- [WHAT YOU ARE ASKED TO DO]
Reproduce the listing below from the line with "Recreate this image" to the line with "960, bottom: 402.5", both lines included, character for character, minus any pictures.

- [INFORMATION PROVIDED]
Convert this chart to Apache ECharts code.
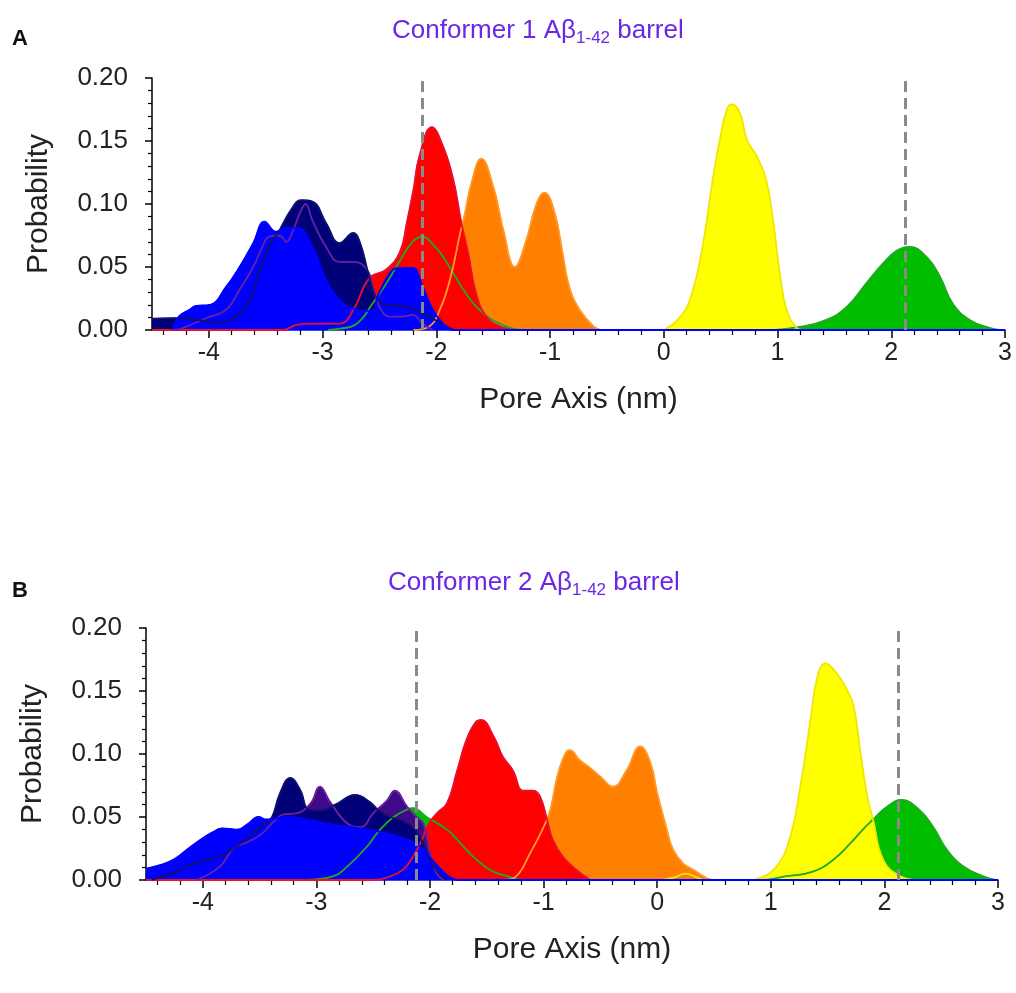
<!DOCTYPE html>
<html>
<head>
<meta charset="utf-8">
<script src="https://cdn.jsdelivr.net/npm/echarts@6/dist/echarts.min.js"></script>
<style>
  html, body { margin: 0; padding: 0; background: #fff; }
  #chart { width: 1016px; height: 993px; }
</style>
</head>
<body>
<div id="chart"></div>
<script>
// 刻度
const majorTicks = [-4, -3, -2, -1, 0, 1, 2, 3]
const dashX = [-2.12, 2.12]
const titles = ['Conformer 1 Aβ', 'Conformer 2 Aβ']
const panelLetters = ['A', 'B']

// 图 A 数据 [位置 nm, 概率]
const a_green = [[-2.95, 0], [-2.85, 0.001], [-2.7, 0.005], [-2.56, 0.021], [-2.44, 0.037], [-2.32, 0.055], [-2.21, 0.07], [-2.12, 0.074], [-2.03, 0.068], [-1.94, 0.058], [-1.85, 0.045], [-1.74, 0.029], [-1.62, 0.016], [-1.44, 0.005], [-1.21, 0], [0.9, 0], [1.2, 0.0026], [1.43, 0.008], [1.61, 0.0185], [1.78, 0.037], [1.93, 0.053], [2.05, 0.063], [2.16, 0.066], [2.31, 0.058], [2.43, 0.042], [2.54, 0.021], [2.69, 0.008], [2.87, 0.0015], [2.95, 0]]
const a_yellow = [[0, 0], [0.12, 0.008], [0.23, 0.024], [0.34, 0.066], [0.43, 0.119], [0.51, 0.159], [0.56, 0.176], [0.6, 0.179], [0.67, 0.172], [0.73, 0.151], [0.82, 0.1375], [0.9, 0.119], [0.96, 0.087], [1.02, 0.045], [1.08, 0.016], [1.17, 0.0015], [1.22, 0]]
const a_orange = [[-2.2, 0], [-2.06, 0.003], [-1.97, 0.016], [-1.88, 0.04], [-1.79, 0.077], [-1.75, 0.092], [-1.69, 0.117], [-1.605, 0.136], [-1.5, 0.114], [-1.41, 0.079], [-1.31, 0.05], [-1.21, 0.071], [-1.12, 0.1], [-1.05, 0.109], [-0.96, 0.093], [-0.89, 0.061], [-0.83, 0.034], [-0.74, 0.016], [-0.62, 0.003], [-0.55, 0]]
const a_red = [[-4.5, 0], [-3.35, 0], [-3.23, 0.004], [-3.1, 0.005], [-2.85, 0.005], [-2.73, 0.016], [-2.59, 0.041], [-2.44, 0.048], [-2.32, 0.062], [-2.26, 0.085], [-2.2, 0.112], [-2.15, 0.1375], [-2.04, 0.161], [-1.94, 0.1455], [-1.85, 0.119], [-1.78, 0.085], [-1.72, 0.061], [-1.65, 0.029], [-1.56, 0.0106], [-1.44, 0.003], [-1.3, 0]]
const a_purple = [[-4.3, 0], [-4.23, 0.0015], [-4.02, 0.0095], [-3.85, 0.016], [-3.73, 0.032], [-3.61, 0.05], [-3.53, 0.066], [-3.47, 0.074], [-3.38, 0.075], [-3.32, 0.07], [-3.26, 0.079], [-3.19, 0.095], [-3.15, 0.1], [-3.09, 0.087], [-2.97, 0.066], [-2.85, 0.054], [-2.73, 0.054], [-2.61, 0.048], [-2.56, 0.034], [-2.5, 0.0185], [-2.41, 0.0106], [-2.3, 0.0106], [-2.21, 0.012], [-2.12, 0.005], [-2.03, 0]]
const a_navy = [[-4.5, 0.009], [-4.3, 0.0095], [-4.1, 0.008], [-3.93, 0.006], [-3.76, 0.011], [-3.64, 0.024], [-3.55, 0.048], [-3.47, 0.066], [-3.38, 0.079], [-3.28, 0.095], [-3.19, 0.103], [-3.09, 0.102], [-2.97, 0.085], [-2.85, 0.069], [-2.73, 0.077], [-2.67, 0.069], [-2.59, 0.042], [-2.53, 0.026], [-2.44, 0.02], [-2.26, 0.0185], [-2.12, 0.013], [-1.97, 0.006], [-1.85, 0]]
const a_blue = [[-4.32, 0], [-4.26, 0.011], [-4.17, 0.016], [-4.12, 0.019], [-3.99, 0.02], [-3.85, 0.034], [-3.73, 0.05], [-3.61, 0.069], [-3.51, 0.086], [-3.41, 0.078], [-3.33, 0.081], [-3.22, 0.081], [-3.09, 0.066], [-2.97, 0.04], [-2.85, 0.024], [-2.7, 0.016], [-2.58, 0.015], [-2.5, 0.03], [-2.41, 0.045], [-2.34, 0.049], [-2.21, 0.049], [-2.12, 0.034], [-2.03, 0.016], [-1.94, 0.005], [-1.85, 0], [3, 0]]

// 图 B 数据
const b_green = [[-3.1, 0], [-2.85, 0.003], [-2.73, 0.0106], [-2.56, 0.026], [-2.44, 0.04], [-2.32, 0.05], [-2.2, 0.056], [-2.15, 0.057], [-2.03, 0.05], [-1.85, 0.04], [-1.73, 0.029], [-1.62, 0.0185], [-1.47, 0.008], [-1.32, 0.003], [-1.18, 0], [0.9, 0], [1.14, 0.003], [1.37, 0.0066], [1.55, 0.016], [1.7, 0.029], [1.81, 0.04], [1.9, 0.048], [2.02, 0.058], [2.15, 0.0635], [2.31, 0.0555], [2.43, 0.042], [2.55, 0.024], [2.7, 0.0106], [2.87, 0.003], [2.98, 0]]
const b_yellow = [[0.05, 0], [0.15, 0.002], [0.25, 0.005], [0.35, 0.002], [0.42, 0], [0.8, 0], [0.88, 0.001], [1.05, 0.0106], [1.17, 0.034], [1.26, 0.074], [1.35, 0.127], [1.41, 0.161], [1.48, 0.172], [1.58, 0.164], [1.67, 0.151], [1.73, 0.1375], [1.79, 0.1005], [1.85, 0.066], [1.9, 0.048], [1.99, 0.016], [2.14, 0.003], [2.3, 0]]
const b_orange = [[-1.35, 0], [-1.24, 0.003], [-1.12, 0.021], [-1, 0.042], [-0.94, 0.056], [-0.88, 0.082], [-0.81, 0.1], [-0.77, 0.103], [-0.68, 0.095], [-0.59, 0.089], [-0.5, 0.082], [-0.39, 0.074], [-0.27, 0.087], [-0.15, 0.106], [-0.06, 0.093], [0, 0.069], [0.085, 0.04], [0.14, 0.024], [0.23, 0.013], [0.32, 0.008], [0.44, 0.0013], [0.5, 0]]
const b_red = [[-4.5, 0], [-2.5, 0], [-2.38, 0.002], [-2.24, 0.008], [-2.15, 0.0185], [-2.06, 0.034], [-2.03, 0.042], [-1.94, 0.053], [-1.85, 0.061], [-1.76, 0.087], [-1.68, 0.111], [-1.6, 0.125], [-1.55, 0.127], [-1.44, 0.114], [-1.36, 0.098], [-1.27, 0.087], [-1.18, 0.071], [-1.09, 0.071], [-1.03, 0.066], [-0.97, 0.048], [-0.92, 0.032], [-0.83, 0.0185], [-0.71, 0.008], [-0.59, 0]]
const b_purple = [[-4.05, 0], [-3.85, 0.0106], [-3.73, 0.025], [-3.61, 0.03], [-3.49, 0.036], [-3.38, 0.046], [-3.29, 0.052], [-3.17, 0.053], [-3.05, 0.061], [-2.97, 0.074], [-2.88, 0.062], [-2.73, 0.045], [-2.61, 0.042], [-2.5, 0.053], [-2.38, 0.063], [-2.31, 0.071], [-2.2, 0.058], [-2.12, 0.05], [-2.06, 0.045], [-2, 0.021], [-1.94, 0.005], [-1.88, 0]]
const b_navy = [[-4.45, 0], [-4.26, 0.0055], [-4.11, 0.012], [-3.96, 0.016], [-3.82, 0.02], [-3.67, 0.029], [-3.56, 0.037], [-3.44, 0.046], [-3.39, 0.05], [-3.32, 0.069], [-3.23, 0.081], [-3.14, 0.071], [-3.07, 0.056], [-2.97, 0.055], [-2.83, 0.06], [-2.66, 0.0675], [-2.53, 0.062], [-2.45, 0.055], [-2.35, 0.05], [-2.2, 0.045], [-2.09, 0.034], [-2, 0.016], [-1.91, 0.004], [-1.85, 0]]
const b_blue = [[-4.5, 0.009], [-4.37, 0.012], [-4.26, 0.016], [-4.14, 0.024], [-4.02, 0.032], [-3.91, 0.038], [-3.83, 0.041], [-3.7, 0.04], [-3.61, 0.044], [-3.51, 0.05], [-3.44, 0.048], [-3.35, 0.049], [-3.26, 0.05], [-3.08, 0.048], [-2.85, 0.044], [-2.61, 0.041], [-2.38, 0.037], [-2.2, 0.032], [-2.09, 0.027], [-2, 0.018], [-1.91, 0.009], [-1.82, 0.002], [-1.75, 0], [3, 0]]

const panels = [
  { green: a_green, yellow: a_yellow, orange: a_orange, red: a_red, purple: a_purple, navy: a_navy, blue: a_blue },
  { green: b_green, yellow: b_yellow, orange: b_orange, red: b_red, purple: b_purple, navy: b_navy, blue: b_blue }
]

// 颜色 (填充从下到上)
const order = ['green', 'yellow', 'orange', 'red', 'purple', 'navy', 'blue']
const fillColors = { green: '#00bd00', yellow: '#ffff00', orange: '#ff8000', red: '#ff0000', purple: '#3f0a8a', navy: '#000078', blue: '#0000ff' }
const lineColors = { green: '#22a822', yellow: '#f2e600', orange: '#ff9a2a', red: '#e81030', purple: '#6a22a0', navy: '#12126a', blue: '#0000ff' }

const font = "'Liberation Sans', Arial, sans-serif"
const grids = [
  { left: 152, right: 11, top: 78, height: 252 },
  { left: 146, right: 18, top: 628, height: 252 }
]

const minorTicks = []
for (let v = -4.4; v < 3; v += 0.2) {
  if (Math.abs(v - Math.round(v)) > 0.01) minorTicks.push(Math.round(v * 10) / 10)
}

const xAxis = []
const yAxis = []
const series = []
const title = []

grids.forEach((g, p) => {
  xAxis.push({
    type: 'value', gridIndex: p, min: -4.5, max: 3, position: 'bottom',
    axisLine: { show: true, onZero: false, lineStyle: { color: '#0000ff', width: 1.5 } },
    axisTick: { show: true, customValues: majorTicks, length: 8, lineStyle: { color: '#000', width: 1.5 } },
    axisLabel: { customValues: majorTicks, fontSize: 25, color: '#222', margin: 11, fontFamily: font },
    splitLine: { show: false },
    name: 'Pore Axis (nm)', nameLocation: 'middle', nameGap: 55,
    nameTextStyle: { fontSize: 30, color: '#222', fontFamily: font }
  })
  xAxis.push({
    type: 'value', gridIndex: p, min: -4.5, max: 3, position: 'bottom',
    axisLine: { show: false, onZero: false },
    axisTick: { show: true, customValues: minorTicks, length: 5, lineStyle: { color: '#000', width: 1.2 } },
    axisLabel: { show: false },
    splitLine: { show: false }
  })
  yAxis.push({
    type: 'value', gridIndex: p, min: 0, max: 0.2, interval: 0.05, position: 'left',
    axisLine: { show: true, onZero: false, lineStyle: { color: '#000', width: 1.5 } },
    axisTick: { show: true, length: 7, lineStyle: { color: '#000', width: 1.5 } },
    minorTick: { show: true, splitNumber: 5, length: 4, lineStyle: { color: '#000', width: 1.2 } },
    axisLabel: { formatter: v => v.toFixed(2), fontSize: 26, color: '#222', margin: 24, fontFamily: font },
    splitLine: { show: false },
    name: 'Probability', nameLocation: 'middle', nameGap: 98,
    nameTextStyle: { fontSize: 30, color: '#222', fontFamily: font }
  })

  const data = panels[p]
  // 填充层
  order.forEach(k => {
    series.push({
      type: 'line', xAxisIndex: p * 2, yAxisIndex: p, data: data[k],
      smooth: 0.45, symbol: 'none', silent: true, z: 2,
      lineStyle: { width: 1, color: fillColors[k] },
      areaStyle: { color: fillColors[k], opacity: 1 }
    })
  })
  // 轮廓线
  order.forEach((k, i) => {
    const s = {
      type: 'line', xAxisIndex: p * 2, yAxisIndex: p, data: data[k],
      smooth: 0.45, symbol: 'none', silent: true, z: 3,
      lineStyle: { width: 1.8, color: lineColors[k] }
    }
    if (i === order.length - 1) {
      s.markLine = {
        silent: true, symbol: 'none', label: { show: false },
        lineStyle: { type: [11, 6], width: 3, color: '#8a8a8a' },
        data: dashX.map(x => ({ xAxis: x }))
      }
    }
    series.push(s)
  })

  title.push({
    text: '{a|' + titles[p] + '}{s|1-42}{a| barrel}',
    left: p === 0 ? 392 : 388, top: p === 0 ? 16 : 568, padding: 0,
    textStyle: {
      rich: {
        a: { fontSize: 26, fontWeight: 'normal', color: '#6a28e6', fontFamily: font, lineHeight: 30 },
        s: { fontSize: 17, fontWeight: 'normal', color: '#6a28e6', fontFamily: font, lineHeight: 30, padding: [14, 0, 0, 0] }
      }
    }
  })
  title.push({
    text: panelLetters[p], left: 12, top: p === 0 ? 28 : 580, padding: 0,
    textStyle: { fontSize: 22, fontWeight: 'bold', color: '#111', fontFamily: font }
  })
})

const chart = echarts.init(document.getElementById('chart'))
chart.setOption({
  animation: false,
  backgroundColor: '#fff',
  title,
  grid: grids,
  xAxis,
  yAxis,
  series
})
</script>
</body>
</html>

* * *

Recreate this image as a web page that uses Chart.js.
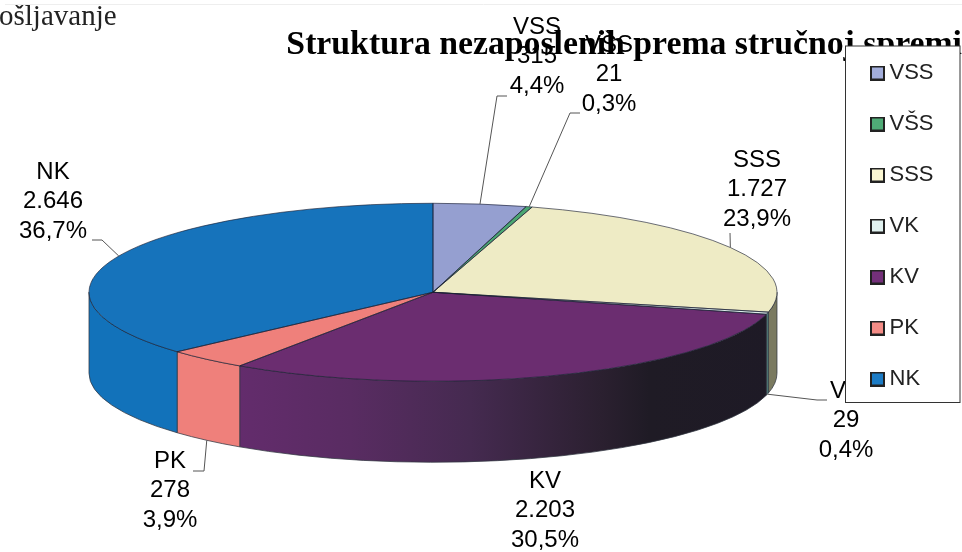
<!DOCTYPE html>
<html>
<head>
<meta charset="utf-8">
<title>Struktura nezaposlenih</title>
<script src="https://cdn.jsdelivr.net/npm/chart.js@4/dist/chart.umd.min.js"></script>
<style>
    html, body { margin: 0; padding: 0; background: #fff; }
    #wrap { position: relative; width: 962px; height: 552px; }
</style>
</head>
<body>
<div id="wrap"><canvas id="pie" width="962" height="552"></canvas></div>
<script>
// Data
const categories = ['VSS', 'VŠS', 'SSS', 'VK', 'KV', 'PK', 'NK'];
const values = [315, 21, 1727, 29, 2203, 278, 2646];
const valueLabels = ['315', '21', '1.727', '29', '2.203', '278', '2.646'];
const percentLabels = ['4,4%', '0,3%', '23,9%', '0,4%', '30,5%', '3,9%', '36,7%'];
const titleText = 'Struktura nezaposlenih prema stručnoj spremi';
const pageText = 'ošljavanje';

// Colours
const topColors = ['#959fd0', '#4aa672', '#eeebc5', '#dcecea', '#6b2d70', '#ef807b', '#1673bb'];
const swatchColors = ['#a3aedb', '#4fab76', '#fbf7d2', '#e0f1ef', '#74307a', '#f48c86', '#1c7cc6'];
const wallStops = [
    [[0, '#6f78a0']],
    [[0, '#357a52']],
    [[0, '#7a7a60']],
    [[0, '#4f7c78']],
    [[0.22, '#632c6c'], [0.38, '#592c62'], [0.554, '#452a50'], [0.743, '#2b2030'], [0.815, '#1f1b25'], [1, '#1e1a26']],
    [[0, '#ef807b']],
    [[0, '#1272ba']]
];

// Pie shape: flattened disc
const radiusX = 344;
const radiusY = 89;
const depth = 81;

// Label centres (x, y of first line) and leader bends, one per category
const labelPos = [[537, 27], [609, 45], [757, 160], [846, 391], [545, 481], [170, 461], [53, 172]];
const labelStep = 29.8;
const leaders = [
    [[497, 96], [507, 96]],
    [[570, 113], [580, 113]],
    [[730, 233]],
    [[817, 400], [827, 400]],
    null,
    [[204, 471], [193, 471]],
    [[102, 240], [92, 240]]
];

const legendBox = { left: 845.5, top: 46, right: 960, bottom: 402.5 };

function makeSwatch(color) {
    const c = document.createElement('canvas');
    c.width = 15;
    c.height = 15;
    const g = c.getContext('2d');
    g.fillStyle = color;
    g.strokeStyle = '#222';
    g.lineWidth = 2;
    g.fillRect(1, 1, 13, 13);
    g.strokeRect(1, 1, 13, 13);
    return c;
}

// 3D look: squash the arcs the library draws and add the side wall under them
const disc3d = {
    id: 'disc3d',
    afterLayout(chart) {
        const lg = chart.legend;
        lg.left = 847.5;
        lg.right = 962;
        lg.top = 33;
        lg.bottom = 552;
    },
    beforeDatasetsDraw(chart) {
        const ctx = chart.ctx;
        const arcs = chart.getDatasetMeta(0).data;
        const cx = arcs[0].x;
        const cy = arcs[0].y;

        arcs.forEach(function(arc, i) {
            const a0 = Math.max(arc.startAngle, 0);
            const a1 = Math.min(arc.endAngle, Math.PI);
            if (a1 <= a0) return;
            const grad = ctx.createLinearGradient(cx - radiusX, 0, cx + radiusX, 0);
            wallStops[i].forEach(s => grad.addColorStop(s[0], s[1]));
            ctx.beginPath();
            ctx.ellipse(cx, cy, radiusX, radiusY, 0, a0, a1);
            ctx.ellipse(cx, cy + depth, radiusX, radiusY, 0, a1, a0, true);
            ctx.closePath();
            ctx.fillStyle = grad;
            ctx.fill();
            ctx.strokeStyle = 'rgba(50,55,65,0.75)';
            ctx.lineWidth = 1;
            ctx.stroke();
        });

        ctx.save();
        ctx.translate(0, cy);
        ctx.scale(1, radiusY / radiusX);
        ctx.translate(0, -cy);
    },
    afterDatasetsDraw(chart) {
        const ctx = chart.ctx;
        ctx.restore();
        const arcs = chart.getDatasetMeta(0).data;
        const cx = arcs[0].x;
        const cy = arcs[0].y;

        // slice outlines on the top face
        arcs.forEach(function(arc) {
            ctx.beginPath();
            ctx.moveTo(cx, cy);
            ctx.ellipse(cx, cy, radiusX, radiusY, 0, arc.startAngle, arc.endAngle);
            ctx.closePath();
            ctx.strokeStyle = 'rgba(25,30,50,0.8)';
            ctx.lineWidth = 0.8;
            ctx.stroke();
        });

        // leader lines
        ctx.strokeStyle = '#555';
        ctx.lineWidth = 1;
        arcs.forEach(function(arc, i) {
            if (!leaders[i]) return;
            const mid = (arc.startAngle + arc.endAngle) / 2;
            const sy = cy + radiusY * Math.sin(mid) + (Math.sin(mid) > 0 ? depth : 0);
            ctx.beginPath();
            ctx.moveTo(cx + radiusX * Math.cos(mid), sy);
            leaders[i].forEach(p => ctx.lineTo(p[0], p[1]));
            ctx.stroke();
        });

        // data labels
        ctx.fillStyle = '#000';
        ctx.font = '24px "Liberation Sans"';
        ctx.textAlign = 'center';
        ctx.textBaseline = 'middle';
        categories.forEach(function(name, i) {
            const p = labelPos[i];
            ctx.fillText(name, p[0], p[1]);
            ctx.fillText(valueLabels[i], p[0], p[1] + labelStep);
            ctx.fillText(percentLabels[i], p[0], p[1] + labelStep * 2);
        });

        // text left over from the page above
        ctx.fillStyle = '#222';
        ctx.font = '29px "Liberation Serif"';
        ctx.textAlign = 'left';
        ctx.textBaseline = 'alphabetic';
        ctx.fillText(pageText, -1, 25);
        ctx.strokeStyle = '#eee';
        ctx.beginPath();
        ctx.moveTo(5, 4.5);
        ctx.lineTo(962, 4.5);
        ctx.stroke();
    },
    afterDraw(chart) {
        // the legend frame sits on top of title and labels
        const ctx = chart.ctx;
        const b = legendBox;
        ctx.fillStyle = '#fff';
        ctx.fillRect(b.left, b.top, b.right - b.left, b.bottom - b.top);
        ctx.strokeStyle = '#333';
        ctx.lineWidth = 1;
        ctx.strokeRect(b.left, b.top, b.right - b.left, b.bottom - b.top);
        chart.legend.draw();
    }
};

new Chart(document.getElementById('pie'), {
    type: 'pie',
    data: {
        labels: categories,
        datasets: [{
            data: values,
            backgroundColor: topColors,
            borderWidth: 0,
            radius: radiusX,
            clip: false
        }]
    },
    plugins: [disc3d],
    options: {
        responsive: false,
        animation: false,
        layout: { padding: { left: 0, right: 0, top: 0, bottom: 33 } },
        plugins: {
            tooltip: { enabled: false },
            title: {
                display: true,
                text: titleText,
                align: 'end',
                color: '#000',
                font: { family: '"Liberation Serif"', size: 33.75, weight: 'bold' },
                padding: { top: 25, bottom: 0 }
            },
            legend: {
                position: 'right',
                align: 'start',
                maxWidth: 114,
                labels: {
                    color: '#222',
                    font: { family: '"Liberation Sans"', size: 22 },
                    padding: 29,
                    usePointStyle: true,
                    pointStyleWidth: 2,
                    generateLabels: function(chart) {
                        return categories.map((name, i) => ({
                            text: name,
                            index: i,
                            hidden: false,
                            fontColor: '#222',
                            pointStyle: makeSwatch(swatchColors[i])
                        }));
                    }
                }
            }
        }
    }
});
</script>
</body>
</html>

- [TASK SOLUTION]
Recreate this image as a web page that uses Chart.js.
<!DOCTYPE html>
<html>
<head>
<meta charset="utf-8">
<title>Struktura nezaposlenih</title>
<script src="https://cdn.jsdelivr.net/npm/chart.js@4/dist/chart.umd.min.js"></script>
<style>
    html, body { margin: 0; padding: 0; background: #fff; }
    #wrap { position: relative; width: 962px; height: 552px; }
</style>
</head>
<body>
<div id="wrap"><canvas id="pie" width="962" height="552"></canvas></div>
<script>
// Data
const categories = ['VSS', 'VŠS', 'SSS', 'VK', 'KV', 'PK', 'NK'];
const values = [315, 21, 1727, 29, 2203, 278, 2646];
const valueLabels = ['315', '21', '1.727', '29', '2.203', '278', '2.646'];
const percentLabels = ['4,4%', '0,3%', '23,9%', '0,4%', '30,5%', '3,9%', '36,7%'];
const titleText = 'Struktura nezaposlenih prema stručnoj spremi';
const pageText = 'ošljavanje';

// Colours
const topColors = ['#959fd0', '#4aa672', '#eeebc5', '#dcecea', '#6b2d70', '#ef807b', '#1673bb'];
const swatchColors = ['#a3aedb', '#4fab76', '#fbf7d2', '#e0f1ef', '#74307a', '#f48c86', '#1c7cc6'];
const wallStops = [
    [[0, '#6f78a0']],
    [[0, '#357a52']],
    [[0, '#7a7a60']],
    [[0, '#4f7c78']],
    [[0.22, '#632c6c'], [0.38, '#592c62'], [0.554, '#452a50'], [0.743, '#2b2030'], [0.815, '#1f1b25'], [1, '#1e1a26']],
    [[0, '#ef807b']],
    [[0, '#1272ba']]
];

// Pie shape: flattened disc
const radiusX = 344;
const radiusY = 89;
const depth = 81;

// Label centres (x, y of first line) and leader bends, one per category
const labelPos = [[537, 27], [609, 45], [757, 160], [846, 391], [545, 481], [170, 461], [53, 172]];
const labelStep = 29.8;
const leaders = [
    [[497, 96], [507, 96]],
    [[570, 113], [580, 113]],
    [[730, 233]],
    [[817, 400], [827, 400]],
    null,
    [[204, 471], [193, 471]],
    [[102, 240], [92, 240]]
];

const legendBox = { left: 845.5, top: 46, right: 960, bottom: 402.5 };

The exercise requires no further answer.